Task prompt
Below are records; please write out exactly the lines from the first line through the line containing "(0,0) rectangle (1667,708);", with no pictures.

Recorded data
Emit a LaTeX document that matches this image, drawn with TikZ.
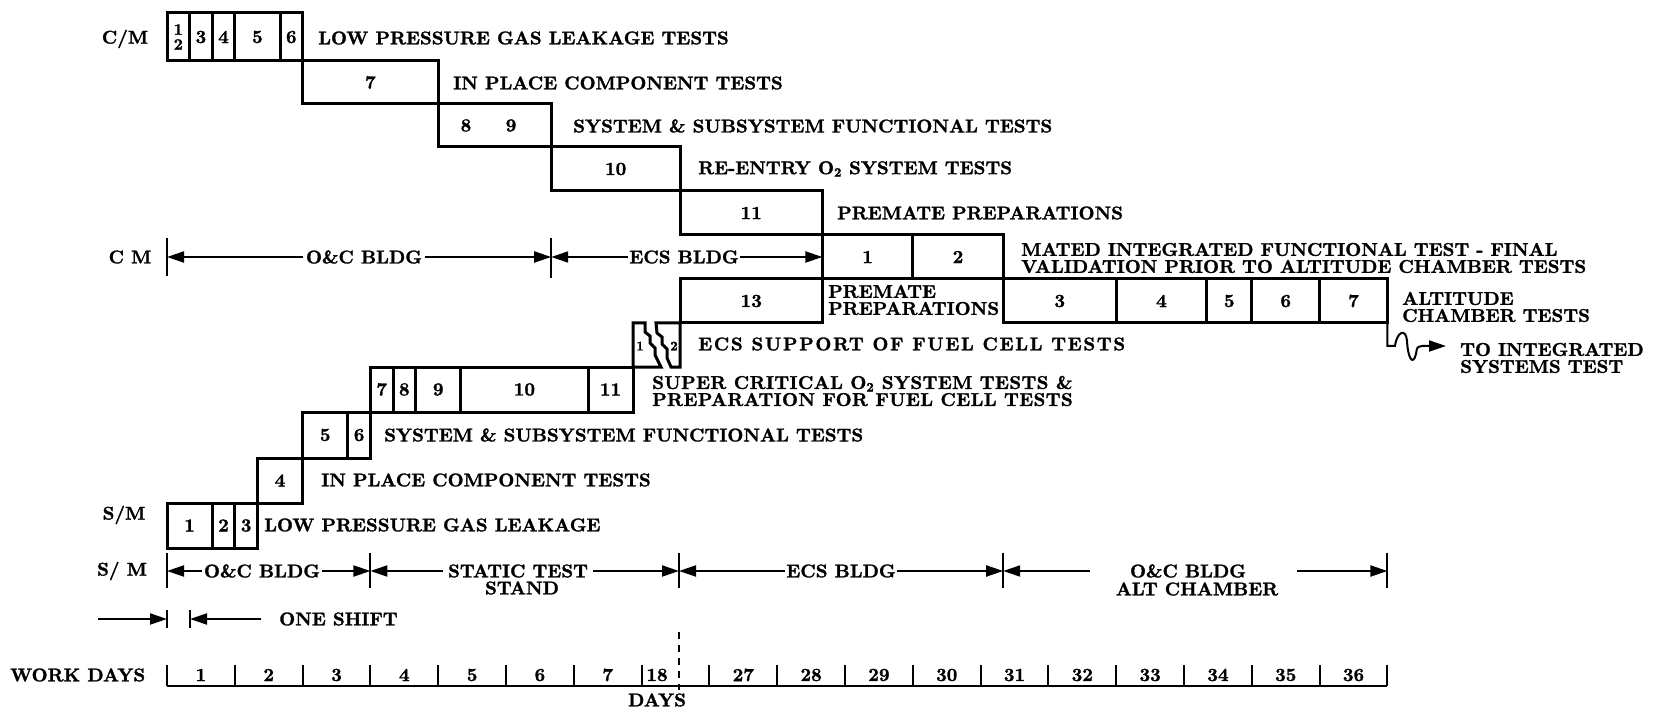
\documentclass[tikz,border=0pt]{standalone}
\usepackage{fontspec}
\usetikzlibrary{arrows.meta}
\newfontfamily\chartfont{lmroman10-bold.otf}[FakeBold=1.5]
\newcommand\gcell[6]{\draw[box] (#1,#3) rectangle (#2,#4); \node[lbl] (#6) at ({(#1+#2)/2},{(#3+#4)/2}) {#5};}
\begin{document}
\begin{tikzpicture}[x=1pt,y=-1pt,
  box/.style={draw, line width=3pt, line join=miter},
  lbl/.style={font=\fontsize{18.5}{17}\chartfont, inner sep=0pt},
  txt/.style={lbl, anchor=west, align=left},
  dim/.style={line width=2pt, -{Triangle[length=17pt,width=11pt]}},
  tk/.style={line width=2pt}]
\useasboundingbox (0,0) rectangle (1667,708);

% ---------- C/M staircase ----------
\draw[box] (167,13) rectangle (189.6,61);
\node[lbl, font=\fontsize{16}{15}\chartfont, align=center] (c12) at (178.3,37) {1\\2};
\gcell{189.6}{212.2}{13}{61}{3}{c3}
\gcell{212.2}{234.8}{13}{61}{4}{c4}
\gcell{234.8}{280}{13}{61}{5}{c5}
\gcell{280}{302.6}{13}{61}{6}{c6}
\gcell{302.6}{438.2}{61}{104}{7}{c7}
\draw[box] (438.2,104) rectangle (551.2,147);
\node[lbl] (c8) at (466,125.5) {8};
\node[lbl] (c9) at (511,125.5) {9};
\gcell{551.2}{680}{147}{191}{10}{c10}
\gcell{680}{822.4}{191}{235}{11}{c11}
\gcell{822.4}{912.8}{235}{279}{1}{m1}
\gcell{912.8}{1003.2}{235}{279}{2}{m2}
\gcell{680}{822.4}{279}{323}{13}{c13}
\gcell{1003.2}{1116.2}{279}{323}{3}{m3}
\gcell{1116.2}{1206.6}{279}{323}{4}{m4}
\gcell{1206.6}{1251.8}{279}{323}{5}{m5}
\gcell{1251.8}{1319.6}{279}{323}{6}{m6}
\gcell{1319.6}{1387.4}{279}{323}{7}{m7}

% ---------- S/M staircase ----------
\gcell{167}{212.2}{503}{548}{1}{s1}
\gcell{212.2}{234.8}{503}{548}{2}{s2}
\gcell{234.8}{257.4}{503}{548}{3}{s3}
\gcell{257.4}{302.6}{458}{503}{4}{s4}
\gcell{302.6}{347.8}{412}{458}{5}{s5}
\gcell{347.8}{370.4}{412}{458}{6}{s6}
\gcell{370.4}{393}{367}{412}{7}{s7}
\gcell{393}{415.6}{367}{412}{8}{s8}
\gcell{415.6}{460.8}{367}{412}{9}{s9}
\gcell{460.8}{588}{367}{412}{10}{s10}
\gcell{588}{633}{367}{412}{11}{s11}
% fuel cell break pieces
\draw[box] (633,323) -- (645,323) -- (645,332) -- (650,336) -- (650,343) -- (655,348) -- (655,355) -- (661,367) -- (633,367) -- cycle;
\draw[box] (656,323) -- (680,323) -- (680,367) -- (671,367) -- (667,358) -- (667,349) -- (662,344) -- (662,337) -- (657,333) -- cycle;
\node[lbl, font=\fontsize{13}{13}\chartfont] (f1) at (640,346) {1};
\node[lbl, font=\fontsize{13}{13}\chartfont] (f2) at (674,346) {2};

% ---------- left labels ----------
\node[lbl] (lcm) at (125,39) {C/M};
\node[lbl] (lcm2) at (130,257) {C M};
\node[lbl] (lsm) at (124,515) {S/M};
\node[lbl] (lsm2) at (122,571) {S/ M};

% ---------- task texts ----------
\node[txt] (t1) at (318,38) {LOW PRESSURE GAS LEAKAGE TESTS};
\node[txt] (t2) at (453,83) {IN PLACE COMPONENT TESTS};
\node[txt] (t3) at (573,126) {SYSTEM \& SUBSYSTEM FUNCTIONAL TESTS};
\node[txt] (t4) at (698,169) {RE-ENTRY O\textsubscript{2} SYSTEM TESTS};
\node[txt] (t5) at (837,213) {PREMATE PREPARATIONS};
\node[txt] (t6) at (1021,258) {MATED INTEGRATED FUNCTIONAL TEST - FINAL\\VALIDATION PRIOR TO ALTITUDE CHAMBER TESTS};
\node[txt] (t7) at (828,300) {PREMATE\\PREPARATIONS};
\node[txt] (t8) at (1402,307) {ALTITUDE\\CHAMBER TESTS};
\node[txt] (t9) at (1460,358) {TO INTEGRATED\\SYSTEMS TEST};
\node[txt] (t10) at (698,344) {\addfontfeatures{LetterSpace=9}ECS SUPPORT OF FUEL CELL TESTS};
\node[txt] (t11) at (652,391) {\addfontfeatures{LetterSpace=2}SUPER CRITICAL O\textsubscript{2} SYSTEM TESTS \&\\\addfontfeatures{LetterSpace=2}PREPARATION FOR FUEL CELL TESTS};
\node[txt] (t12) at (384,435) {SYSTEM \& SUBSYSTEM FUNCTIONAL TESTS};
\node[txt] (t13) at (321,480) {IN PLACE COMPONENT TESTS};
\node[txt] (t14) at (264,525) {LOW PRESSURE GAS LEAKAGE};

% ---------- wavy exit arrow ----------
\coordinate (wvs) at (1387.4,323);
\coordinate (wve) at (1446,346);
\draw[tk, -{Triangle[length=17pt,width=11pt]}] (wvs) -- (1387.4,346) -- (1395,346)
  .. controls (1397,331) and (1406,328) .. (1407,341)
  .. controls (1408,359) and (1413,366) .. (1416,354)
  .. controls (1417,347) .. (1422,346) -- (wve);

% ---------- C M location row ----------
\coordinate (cmL) at (167,257);
\coordinate (cmM) at (551.2,257);
\coordinate (cmR) at (822.4,257);
\draw[tk] (167,238) -- (167,276);
\draw[tk] (551.2,238) -- (551.2,278);
\node[lbl, inner sep=3pt] (cmoc) at (364,257) {O\&C BLDG};
\node[lbl, inner sep=1pt] (cmecs) at (684,257) {ECS BLDG};
\draw[dim] (cmoc.west) -- (cmL);
\draw[dim] (cmoc.east) -- (cmM);
\draw[dim] (cmecs.west) -- (cmM);
\draw[dim] (cmecs.east) -- (cmR);

% ---------- S/M location row ----------
\foreach \xx in {167,370.4,679,1003.2,1387.4}
  \draw[tk] (\xx,553) -- (\xx,588);
\coordinate (sA) at (167,571);
\coordinate (sB) at (370.4,571);
\coordinate (sC) at (679,571);
\coordinate (sD) at (1003.2,571);
\coordinate (sE) at (1387.4,571);
\node[lbl, inner sep=2pt] (soc) at (262,571) {O\&C BLDG};
\node[lbl, inner sep=5pt] (sst) at (518,571) {STATIC TEST};
\node[lbl] (sst2) at (522,588) {STAND};
\node[lbl, inner sep=1pt] (secs) at (841,571) {ECS BLDG};
\node[lbl] (salt) at (1188,571) {O\&C BLDG};
\node[lbl] (salt2) at (1197,589) {ALT CHAMBER};
\coordinate (saltL) at (1090,571);
\coordinate (saltR) at (1297,571);
\draw[dim] (soc.west) -- (sA);
\draw[dim] (soc.east) -- (sB);
\draw[dim] (sst.west) -- (sB);
\draw[dim] (sst.east) -- (sC);
\draw[dim] (secs.west) -- (sC);
\draw[dim] (secs.east) -- (sD);
\draw[dim] (saltL) -- (sD);
\draw[dim] (saltR) -- (sE);

% ---------- one shift ----------
\coordinate (osA) at (98,619);
\coordinate (osT1) at (167,619);
\coordinate (osT2) at (190,619);
\draw[tk] (167,610) -- (167,628);
\draw[tk] (190,610) -- (190,628);
\node[txt] (oneshift) at (279,619) {ONE SHIFT};
\coordinate (osB) at (261,619);
\draw[dim] (osA) -- (osT1);
\draw[dim] (osB) -- (osT2);

% ---------- work days axis ----------
\node[txt] (wdl) at (10,675) {WORK DAYS};
\draw[tk] (167,686) -- (1387.4,686);
\foreach \k in {0,...,18}
  \draw[tk] ({167+\k*67.8},665) -- ({167+\k*67.8},686);
\foreach \k/\t in {0/1,1/2,2/3,3/4,4/5,5/6,6/7,8/27,9/28,10/29,11/30,12/31,13/32,14/33,15/34,16/35,17/36}
  \node[lbl] (wd\t) at ({167+(\k+0.5)*67.8},675) {\t};
\node[lbl] (wd18) at (657,675) {18};
\draw[tk, dash pattern=on 7pt off 6pt] (679,632) -- (679,690);
\node[lbl] (days) at (657,700) {DAYS};
\end{tikzpicture}
\end{document}
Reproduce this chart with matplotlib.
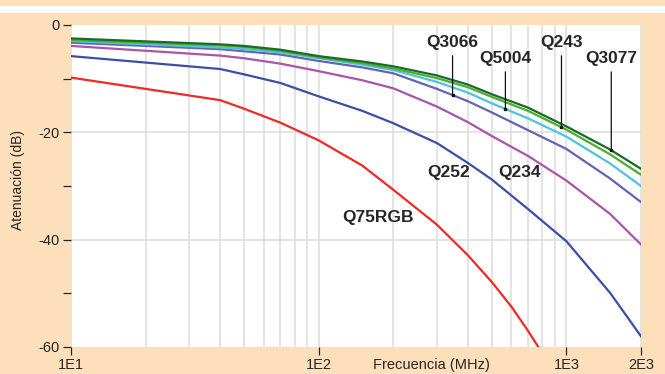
import matplotlib
matplotlib.use("Agg")
import numpy as np
import matplotlib.pyplot as plt
from matplotlib.patches import Rectangle

plt.rcParams["font.family"] = ["Liberation Sans", "DejaVu Sans"]
plt.rcParams["axes.unicode_minus"] = False

# frequency points (MHz)
freq = [10, 40, 50, 70, 100, 150, 200, 300, 400, 500, 700, 1000, 1500, 2000]

q3077 = [-2.5, -3.6, -3.9, -4.6, -5.8, -6.8, -7.7, -9.4, -11.1, -12.9, -15.4, -18.9, -23.2, -26.8]
q243 = [-2.8, -3.8, -4.1, -4.8, -6.0, -7.1, -8.1, -9.9, -11.6, -13.4, -16.0, -19.5, -24.1, -27.9]
q5004 = [-3.0, -4.2, -4.5, -5.1, -6.2, -7.4, -8.4, -10.6, -12.6, -14.6, -17.4, -20.8, -25.8, -30.0]
q3066 = [-3.3, -4.5, -4.9, -5.5, -6.7, -7.9, -9.0, -11.9, -14.2, -16.3, -19.6, -23.1, -28.6, -33.0]
q234 = [-3.9, -5.7, -6.2, -7.2, -8.6, -10.3, -11.8, -15.2, -18.1, -20.7, -24.4, -29.0, -35.2, -40.9]
q252 = [-5.8, -8.2, -9.2, -10.8, -13.3, -16.0, -18.3, -22.0, -25.7, -28.8, -34.3, -40.3, -49.9, -58.0]

freq_red = [10, 40, 50, 70, 100, 150, 200, 300, 400, 500, 600, 700, 800]
q75rgb = [-9.8, -14.0, -15.6, -18.2, -21.5, -26.2, -30.7, -37.2, -42.9, -47.9, -52.5, -57.0, -61.2]

series = [
    ("Q75RGB", freq_red, q75rgb, "#ee2a24"),
    ("Q252", freq, q252, "#3a4fa6"),
    ("Q234", freq, q234, "#aa55aa"),
    ("Q3066", freq, q3066, "#6762b3"),
    ("Q5004", freq, q5004, "#4cc4de"),
    ("Q243", freq, q243, "#4cad2f"),
    ("Q3077", freq, q3077, "#1b6a2c"),
]

# label text positions (freq, dB); pointer labels get a leader line down to the curve
labels_free = {"Q252": (334, -27.5), "Q234": (646, -27.5), "Q75RGB": (173, -35.8)}
labels_ptr = {
    "Q3066": (347, -3.3),
    "Q5004": (567, -6.3),
    "Q243": (955, -3.3),
    "Q3077": (1517, -6.3),
}

peach = "#fde0bb"
txt = "#262626"

fig = plt.figure(figsize=(6.65, 3.74), dpi=100, facecolor=peach)
fig.patches.append(Rectangle((0, 1 - 12.7 / 374), 1, 6.3 / 374,
                             transform=fig.transFigure, facecolor="white",
                             edgecolor="none", zorder=0))
ax = fig.add_axes([71 / 665, 27 / 374, 570 / 665, 322 / 374])
ax.set_facecolor("white")

for name, fx, fy, col in series:
    ax.plot(fx, fy, color=col, lw=1.6, solid_joinstyle="round", zorder=3)

ax.set_xscale("log")
ax.set_xlim(10, 2000)
ax.set_ylim(-60, 0)

ax.set_xticks([10, 100, 1000, 2000])
ax.set_xticklabels(["1E1", "1E2", "1E3", "2E3"])
ax.set_xticks([20, 30, 40, 50, 60, 70, 80, 90, 200, 300, 400, 500, 600, 700, 800, 900], minor=True)
ax.set_yticks([0, -20, -40, -60])
ax.set_yticks([-10, -30, -50], minor=True)

ax.tick_params(axis="both", which="major", labelsize=10.5, colors=txt, length=6, width=0.9, pad=2)
ax.tick_params(axis="x", which="minor", length=0)
ax.tick_params(axis="y", which="minor", length=6, width=0.9, color=txt)

for s in ax.spines.values():
    s.set_visible(False)

ax.grid(True, axis="x", which="both", color="#dcdcdc", lw=1.1, zorder=1)
for yv in [-20, -40]:
    ax.axhline(yv, color="#dcdcdc", lw=1.1, zorder=1)

ax.set_ylabel("Atenuación (dB)", fontsize=10, color=txt)
ax.yaxis.set_label_coords(-0.08, 0.52)
ax.set_xlabel("Frecuencia (MHz)", fontsize=10.5, color=txt)
ax.xaxis.set_label_coords(0.633, -0.033)

lookup = {name: (fx, fy) for name, fx, fy, col in series}

for name, (x, y) in labels_free.items():
    ax.text(x, y, name, fontsize=12.5, fontweight="bold", color=txt,
            ha="center", va="center", zorder=5)

for name, (x, y) in labels_ptr.items():
    fx, fy = lookup[name]
    # where the leader line meets its curve
    yc = float(np.interp(np.log10(x), np.log10(fx), fy))
    ax.annotate(name, xy=(x, yc), xytext=(x, y), fontsize=12.5, fontweight="bold",
                color=txt, ha="center", va="center", zorder=5,
                arrowprops=dict(arrowstyle="-", color="#111111", lw=0.9,
                                shrinkA=2, shrinkB=0))
    ax.plot(x, yc, marker="s", ms=2, color="#111111", zorder=6)

fig.savefig("out.png", dpi=100, facecolor=peach)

Solution below
Emit a LaTeX document that matches this image, drawn with TikZ.
\documentclass[tikz,border=0pt]{standalone}
\usepackage{fontspec}
\usetikzlibrary{arrows.meta}
\newfontfamily\chartfont{lmroman10-bold.otf}[FakeBold=1.5]
\newcommand\gcell[6]{\draw[box] (#1,#3) rectangle (#2,#4); \node[lbl] (#6) at ({(#1+#2)/2},{(#3+#4)/2}) {#5};}
\begin{document}
\begin{tikzpicture}[x=1pt,y=-1pt,
  box/.style={draw, line width=3pt, line join=miter},
  lbl/.style={font=\fontsize{18.5}{17}\chartfont, inner sep=0pt},
  txt/.style={lbl, anchor=west, align=left},
  dim/.style={line width=2pt, -{Triangle[length=17pt,width=11pt]}},
  tk/.style={line width=2pt}]
\useasboundingbox (0,0) rectangle (1667,708);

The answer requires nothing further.